Collaboration in an online environment can be a socially and emotionally demanding task. It requires group members to engage in a great deal of regulation, where favourable emotions need to be sustained for the group’s productive functioning. The purpose of this cross-case analysis was to examine the interplay of two groups’ regulatory processes, regulatory modes, and socio-emotional interactions that contribute to or are influenced by emotions and socio-emotional climate perceived in the group. Specifically, this study compared a group of 4 students unanimously reporting a positive climate to a group of 4 students unanimously reporting a negative climate after completing a 90-minute online text-based collaborative assignment. By drawing on two data channels (i.e., observed regulatory actions and socio-emotional interactions during collaboration and self-reported data about emotional beliefs and perceptions), four contrasting group features emerged: (a) incoming conditions served as a foundation for creating a positive collaborative experience, (b) regulation of emotions during initial planning, (c) negative emotions served as a constraint for shared adaptation in the face of a challenge, and (d) encouragement and motivational statements served as effective strategies for creating a positive climate. Implications for researching and supporting emotion regulation in collaborative learning are discussed.
Bakhtiar, A., Hadwin, A.F., Milford, T., & Fior, M. (2017). Self and team efficacy beliefs as predictors of collaborative task participation in a computer-supported collaborative learning environment. Paper presented at the Canadian Society for the Study of Education. Toronto, Canada.

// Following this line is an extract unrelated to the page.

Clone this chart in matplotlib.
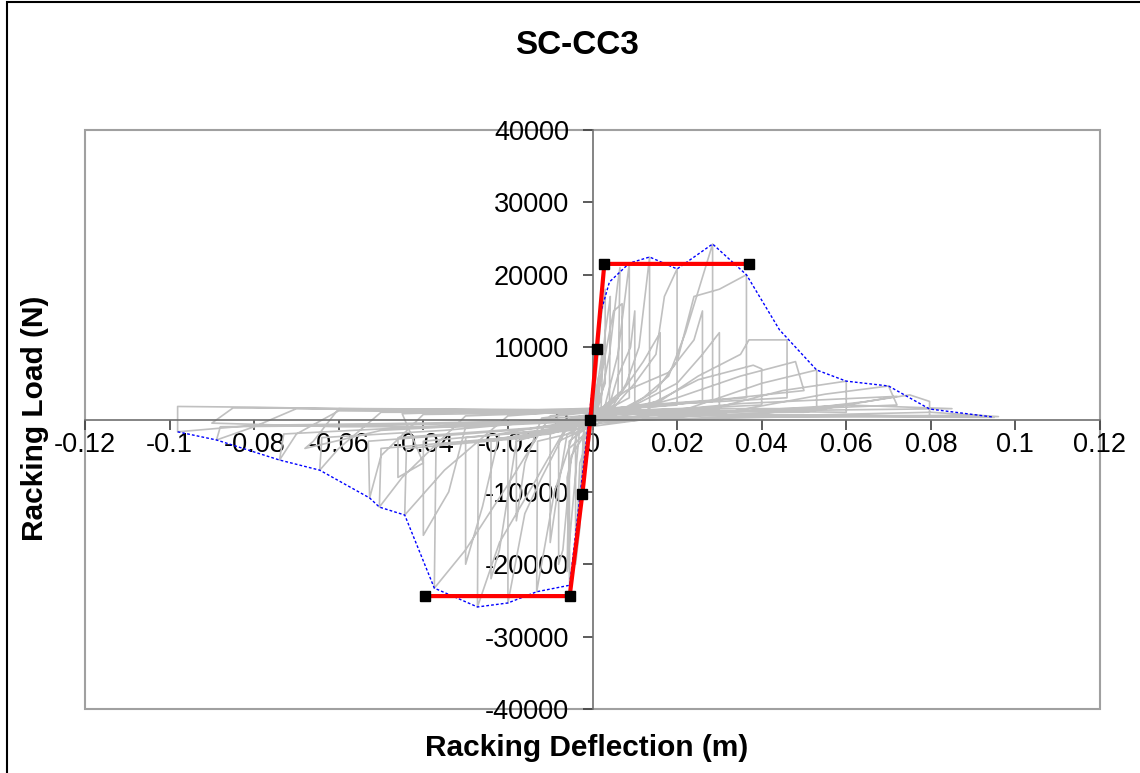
import matplotlib
matplotlib.use('Agg')
import matplotlib.pyplot as plt
from matplotlib.patches import Rectangle
from matplotlib.ticker import FuncFormatter

plt.rcParams['font.family'] = ['Liberation Sans', 'DejaVu Sans']

############################### DATA ###############################
# measured hysteresis record (deflection in m, load in N)
test_x = [0.0, 0.001, 0.0015, 0.0012, 0.0, -0.001, -0.0015, -0.0012, 0.0,
          0.002, 0.0025, 0.002, -0.001, -0.002, -0.0025, -0.002, 0.001,
          0.003, 0.004, 0.0042, 0.004, 0.001, -0.002, -0.003, -0.004, -0.004, -0.001,
          0.0, 0.002, 0.003, 0.003, 0.001, -0.002, -0.003, -0.004, -0.003, 0.0,
          0.002, 0.004, 0.006, 0.0065, 0.006, 0.001, -0.003, -0.005, -0.006, -0.0055, 0.0,
          0.004, 0.005, 0.007, 0.007, 0.002, -0.005, -0.007, -0.008, -0.008, 0.0,
          0.003, 0.006, 0.0087, 0.0087, 0.004, -0.003, -0.006, -0.0054, -0.0055, 0.0,
          0.003, 0.006, 0.009, 0.010, 0.010, 0.003, -0.006, -0.008, -0.010, -0.010, -0.002,
          0.005, 0.008, 0.011, 0.0135, 0.0135, 0.006, -0.004, -0.009, -0.0132, -0.013, -0.002,
          0.006, 0.012, 0.016, 0.016, 0.006, -0.012, -0.016, -0.018, -0.018, -0.004,
          0.004, 0.010, 0.015, 0.017, 0.020, 0.020, 0.008, -0.005, -0.012, -0.016, -0.020, -0.020, -0.005,
          0.008, 0.018, 0.024, 0.026, 0.026, 0.010, -0.018, -0.022, -0.024, -0.024, -0.006,
          0.005, 0.012, 0.018, 0.022, 0.0284, 0.0284, 0.010, -0.005, -0.015, -0.022, -0.0272, -0.027, -0.008,
          0.010, 0.020, 0.026, 0.030, 0.030, 0.008, -0.022, -0.026, -0.030, -0.030, -0.010,
          0.005, 0.015, 0.020, 0.024, 0.030, 0.0364, 0.0364, 0.012, -0.010, -0.020, -0.030, -0.0374, -0.037, -0.010,
          0.015, 0.025, 0.038, 0.040, 0.040, 0.010, -0.030, -0.034, -0.040, -0.040, -0.012,
          0.012, 0.025, 0.035, 0.037, 0.046, 0.046, 0.015, -0.020, -0.035, -0.0444, -0.044, -0.015,
          0.020, 0.035, 0.048, 0.050, 0.015, -0.045, -0.040, -0.046, -0.046, -0.015,
          0.020, 0.040, 0.053, 0.053, 0.020, -0.030, -0.045, -0.0504, -0.050, -0.020,
          0.025, 0.045, 0.060, 0.060, 0.025, -0.040, -0.050, -0.0527, -0.053, -0.030,
          0.030, 0.055, 0.070, 0.072, 0.030, -0.050, -0.060, -0.0645, -0.064, -0.035,
          0.035, 0.065, 0.072, 0.050, -0.060, -0.066, -0.068, -0.050, 0.0,
          0.040, 0.065, 0.075, 0.0797, 0.0797, 0.040, -0.060, -0.070, -0.074, -0.073, -0.040,
          0.030, 0.060, 0.085, 0.040, -0.085, -0.090, -0.060, -0.030, 0.0,
          0.050, 0.080, 0.096, 0.050, -0.070, -0.080, -0.0889, -0.088, -0.050,
          0.050, 0.090, 0.095, 0.040, -0.080, -0.0981, -0.0981, -0.080, -0.040, 0.0]
test_y = [0, 4000, 6000, 500, -300, -4000, -6000, -500, 300,
          8000, 10000, 1000, -500, -8000, -10000, -1000, 500,
          12000, 16000, 17000, 2000, 800, -500, -12000, -16000, -2000, -800,
          0, 14000, 18000, 5000, 2000, -3000, -15000, -20000, -6000, -1000,
          3000, 9000, 19000, 21000, 3000, 1000, -1000, -14000, -21000, -3000, -500,
          12000, 15000, 16000, 4000, 1500, -5000, -18000, -20000, -3000, -800,
          2000, 9000, 21600, 3000, 1500, -500, -8000, -22900, -4000, -1000,
          0, 6000, 10000, 15000, 1000, 500, -2000, -9000, -17000, -1500, -500,
          2000, 5000, 10000, 22450, 2000, 1500, -1000, -10000, -23800, -3000, -1500,
          3000, 8000, 12000, 2500, 1500, 200, -6000, -14000, -2000, -1000,
          1000, 5000, 9000, 17000, 20800, 2000, 1500, 0, -8000, -13000, -25350, -2500, -1500,
          4000, 6500, 11000, 15000, 2500, 1800, -3000, -18000, -22000, -3000, -1200,
          800, 3000, 6000, 12000, 24250, 2500, 1800, 200, -10000, -17000, -25900, -3000, -1500,
          2000, 5000, 9000, 12000, 1500, 1000, -2000, -12000, -20000, -2500, -1500,
          500, 4000, 8000, 17000, 18000, 20000, 3000, 2000, 500, -9000, -18000, -23300, -3500, -2000,
          2500, 5500, 7500, 7000, 2000, 1200, -1000, -10000, -16000, -3000, -1500,
          1000, 6000, 9000, 11000, 11000, 3000, 2000, 500, -7000, -13200, -4000, -2500,
          3000, 6000, 8000, 4000, 1800, 800, -6000, -8000, -2500, -1200,
          1000, 5000, 6840, 1500, 1500, 500, -8000, -12100, -4000, -2500,
          1000, 4000, 5300, 1000, 1200, 700, -5000, -10840, -3000, -2000,
          800, 3500, 4630, 2000, 1000, 1000, -4000, -7000, -2500, -1500,
          2200, 3000, 3200, 1000, 1500, -3000, -4000, -1500, 0,
          800, 2500, 3400, 2500, 500, 700, 1200, -2000, -5600, -2000, -1000,
          1000, 2000, 1500, 1200, 1600, -500, -1000, -1000, -200,
          600, 1000, 400, 500, 1500, -1000, -2830, -1000, -800,
          400, 600, 300, 400, 1700, 1800, -1700, -800, -500, 0]

# envelope curve
env_x = [-0.0981, -0.0889, -0.074, -0.0645, -0.0527, -0.0504, -0.0444, -0.0374,
         -0.0272, -0.020, -0.0132, -0.0054, 0.0021, 0.004, 0.0087, 0.0135, 0.020,
         0.0284, 0.0364, 0.0442, 0.053, 0.060, 0.070, 0.0797, 0.0946]
env_y = [-1700, -2830, -5600, -7000, -10840, -12100, -13200, -23300,
         -25900, -25350, -23800, -22900, 15100, 19000, 21600, 22450, 20800,
         24250, 20000, 12400, 6840, 5300, 4630, 1450, 350]

# bilinear fit
fit_x = [-0.0395, -0.0054, -0.0024, -0.0005, 0.001, 0.0028, 0.0371]
fit_y = [-24400, -24400, -10300, 0, 9700, 21500, 21500]

x_ticks = [-0.12, -0.1, -0.08, -0.06, -0.04, -0.02, 0, 0.02, 0.04, 0.06, 0.08, 0.1, 0.12]
y_ticks = [-40000, -30000, -20000, -10000, 0, 10000, 20000, 30000, 40000]

############################### PLOT ###############################
fig = plt.figure(figsize=(11.4, 7.73), dpi=100)
ax = fig.add_axes([85/1140, 1-709/773, 1015/1140, 579/773])

ax.plot(test_x, test_y, color='#c0c0c0', lw=1.2, zorder=2)
ax.plot(env_x, env_y, color='#0000ff', lw=1.0, ls=(0, (2, 1.5)), zorder=3)
ax.plot(fit_x, fit_y, color='#ff0000', lw=3, marker='s', ms=7,
        mfc='black', mec='black', zorder=4)

ax.set_xlim(-0.12, 0.12)
ax.set_ylim(-40000, 40000)
ax.set_xticks(x_ticks)
ax.set_yticks(y_ticks)
ax.xaxis.set_major_formatter(FuncFormatter(lambda v, p: f'{v:g}'))
ax.yaxis.set_major_formatter(FuncFormatter(lambda v, p: f'{v:g}'))

for s in ['top', 'right']:
    ax.spines[s].set_visible(False)
ax.spines['left'].set_position('zero')
ax.spines['bottom'].set_position('zero')
for s in ['left', 'bottom']:
    ax.spines[s].set_color('#707070')
    ax.spines[s].set_linewidth(1.2)
ax.tick_params(axis='both', direction='out', length=7, width=1.2, color='#404040',
               labelsize=19.5)
ax.tick_params(axis='y', pad=10)
ax.tick_params(axis='x', pad=2)
ax.set_axisbelow(True)

# plot area border
ax.add_patch(Rectangle((0, 0), 1, 1, transform=ax.transAxes, fill=False,
                       edgecolor='#a0a0a0', lw=1.5, clip_on=False, zorder=0))

fig.text(577/1140, 1-45/773, 'SC-CC3', ha='center', va='center',
         fontsize=24, fontweight='bold')
fig.text(587/1140, 1-748/773, 'Racking Deflection (m)', ha='center', va='center',
         fontsize=21.5, fontweight='bold')
fig.text(35/1140, 1-418/773, 'Racking Load (N)', ha='center', va='center',
         rotation=90, fontsize=21.5, fontweight='bold')

# chart frame
fig.patches.append(Rectangle((7/1140, -0.1), 1.2, 1.1 - 2/773, transform=fig.transFigure,
                             fill=False, edgecolor='black', lw=1.5))

fig.savefig('out.png', dpi=100)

Three efficacy beliefs may be important for examining task engagement in Computer Supported Collaborative Learning (CSCL) environments: self-efficacy, proxy efficacy, and collective efficacy (e.g., Wang & Hwang, 2012). In particular, regulating task engagement in CSCL requires learners to not only consider the degree to which they feel confident to collaborate on the task (self- efficacy), but also the degree to which they feel confident in other members’ ability (proxy efficacy) and the team’s ability as a whole (collective efficacy). In this study, we (a) focused our examination on self- and proxy efficacy and examined their influences on individual task participation during two online collaborative tasks, and (b) whether the links between efficacy and participation changed depending on the types of visualization supports provided during shared planning. Findings indicated that self-efficacy positively influence the amount of effort put towards the task, even beyond knowledge mastery. A path model described the importance of collaboration experience, not grades, in influencing self-efficacy and in turn individual participation in the next collaboration. Although high proxy efficacy is associated with reduced effort, this effect was removed with group experience. The differences in predictive strengths found between the two tasks, especially for proxy efficacy, showed the evolving nature of learners’ strategic approach from one task to another. Findings demonstrate the need to follow collaborating students across multiple learning sessions to understand the role each type of efficacy belief play in shaping task engagement in collaboration; therefore, develop a more effective CSCL tools to support that process.